Nem toda a gente se indigna com a mesma coisa, mas há sempre qualquer coisa a provocar uma indignação selectiva. A multidão propensa à indignação pode ser arrumada em grupos que vão emergindo alternadamente: agora são uns a indignar-se, amanhã serão outros, e assim sucessivamente. Quando a indignação atravessa vários territórios que são habitualmente estanques, assistimos então a uma “onda de indignação” para a qual acorrem de todos os lados os surfistas.

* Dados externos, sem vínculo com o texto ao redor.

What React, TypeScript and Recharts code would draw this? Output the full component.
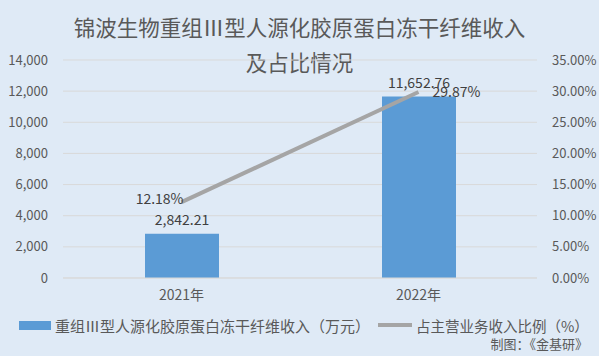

Como podemos explicar este reino da indignação? A primeira e principal explicação é muito simples: tudo isto nos dá muito prazer e é preciso ser muito puritano e resistente para não ceder ao prazer que ela nos dá. É um “gozo” para o qual só há um vocabulário disponível, de ordem sexual. Podemos achar que um indivíduo indignado comporta uma boa dose de mentira, mas essa mentira desencadeia os nossos reflexos mais primários, difíceis de interromper. No lado oposto da indignação está a ironia e a sátira. Devemos reparar que elas foram completamente banidas do discurso político. Não há hoje um político que se arrisque nos caminhos da ironia. Não apenas porque tem medo de ser mal compreendido (um perigo real, nas actuais circunstâncias comunicacionais), mas porque o efeito da ironia é a conquista de uma distância. Ora, toda a política actual é uma política dos afectos ou das afecções. Por isso, a indignação está ao seu serviço, enquanto que a ironia introduziria um factor que a levaria numa direcção diferente, incompatível com o tom – a entoação musical – da época em que vivemos.
Livro de recitações
“Euromilhões, a criar excêntricos de um dia para o outros” Spot publicitário da Santa Casa da Misericórdia
De uma casa santa e misericordiosa vêm há séculos benfeitorias sociais e caridosas de grande envergadura. Parte dos rendimentos vem do jogo autorizado, legal e legítimo, muito embora as lojas onde se vendem raspadinhas, lotaria, apostas desportivas e tutti quanti se tenham tornado semelhantes a salas de chuto autorizadas. A elas acorre uma multidão de gente addicted. É um segredo bem guardado: a par da sua obra misericordiosa, a Santa Casa também exerce uma acção nefasta. O melhor é ignorá-la, mas perante este spot publicitário que nos enche os ouvidos todas as semanas não podemos deixar de pensar num outra verdade que é também um segredo bem guardado: uma enormíssima percentagem dos “excêntricos” da lotaria e do euromilhões acabam por viver uma tragédia. São inumeráveis os casos em que a riqueza súbita vai depois produzir a miséria. Por isso é que este anúncio parece um gozo perverso da situação, pouco compatível com a obra misericordiosa da casa.